Y es que a menudo la ortodoxia esconde mala economía y no explica que no se pueden transferir colectivamente recursos al futuro, que un activo que da derecho a una renta futura presupone un pasivo de otro agente, esto es, de alguien que se ha endeudado para crear riqueza; en otras palabras, que para la comunidad en su conjunto la única manera de ahorrar es invirtiendo. Lo que no representa problema alguno para el individuo o para un país pequeño, puede tener efectos devastadores si se generaliza en Europa y en el mundo.

La relativa prosperidad que vivimos en nuestro entorno económico estos años se sostiene porque las familias, a la manera americana, recordando de alguna manera aquello de “living la vida loca”, están empujando el consumo, la construcción y el boom inmobiliario con su creciente deuda.

Pero hay que estar preparados, para responder con buenas políticas a lo que se avecina, y no seguir falsos señuelos, como el del Canciller alemán, al que un medio tan conservador como el Financial Times le ha recordado que se dirige a los efectos y no a las causas, y que recortar el gasto público no significa promover el consumo y la inversión, o como en el caso español, el tan celebrado bálsamo del Fondo de Reserva, que no es ni puede ser el milagroso cajón del que echar mano en un futuro, porque siendo un activo de la Seguridad Social y un pasivo del Estado, desaparece en su consolidación y por ello en el futuro se precisará de impuestos, de déficit o de ambos para cubrir las futuras pensiones.

No sé quién acuñó el término de transición demográfica, pero sea o no casualidad ésa es la palabra clave: transición. Hay que organizar la transición hacia una recuperación de la natalidad. Aunque suene egoísta y poco solidario, la inmigración no es en sí misma deseable con carácter masivo y permanente, y lo que procede es gestionarla hoy para cubrir la brecha hasta tanto conseguimos estabilizar la población y recuperar la fuerza de trabajo. Pero para ello, hay que dar un impulso al Estado Social, para conseguir una buena integración social de los trabajadores y familias que vienen de fuera, para facilitar la conciliación de vida familiar y laboral, la capacidad de los jóvenes de emprender una vida independiente y para garantizar la atención a las situaciones de dependencia de la tercera edad.

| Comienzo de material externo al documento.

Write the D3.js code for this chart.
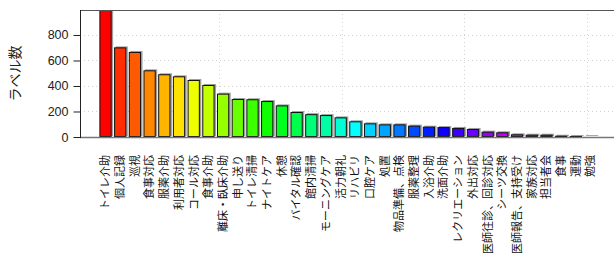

Del poco camino que llevamos recorrido en la tarea, se adivina claramente que no es posible pensar que eso se pueda hacer manteniendo el actual diferencial de siete puntos sobre el PIB en gasto en protección social respecto a Europa (curiosamente los mismos que en el gasto público total, y centrados en familia, vivienda y exclusión social), ni que se pueda hacer reduciendo o incluso manteniendo la presión fiscal. Seguramente, y a menos que nos sorprenda una recuperación espectacular, se avecinan tiempos de déficit público, pero el gasto social debe ser financiado con impuestos para dejar lugar a un aumento de los gastos en capital físico y humano que empujen la productividad. Desde posiciones conservadoras, (casi unánimes en Madrid, donde, como ha dicho un intelectual inglés, funciona un sistema de una ideología y dos partidos) se objetará que la competitividad no puede resistir el andamiaje del gasto social y una política de oferta más ambiciosa. Algo sorprendente si se tiene en cuenta que con seis o siete puntos menos que Europa de presión fiscal total, todo el edificio tributario se sostiene sobre el trabajo y donde destaca el escaso peso de un impuesto personal sobre la renta, cuyas bases imponibles además corresponden en un 90% al trabajo por cuenta ajena y autónomo. El argumento de la globalización, está bien, pero nada impide atraer capital productivo con el impuesto de sociedades, y tener un impuesto sobre la renta más equitativo, aunque algunos acaudalados lleven sus “simcav” a Luxemburgo. La sosera de la ortodoxia actual ensalza la pasiva virtud victoriana de la frugalidad y el déficit cero mientras vive de un éxito ajeno labrado por la actitud de los emprendedores: de las empresas que invierten, de los trabajadores que se cualifican y más recientemente de las familias lanzadas a la compra de vivienda. Además, no sólo nos deja una herencia de falta de equidad sino también y sobre todo una radical incapacidad para afrontar los grandes desafíos que siguen pendientes. Transición demográfica, transición tecnológica…transición hacia otra política económica.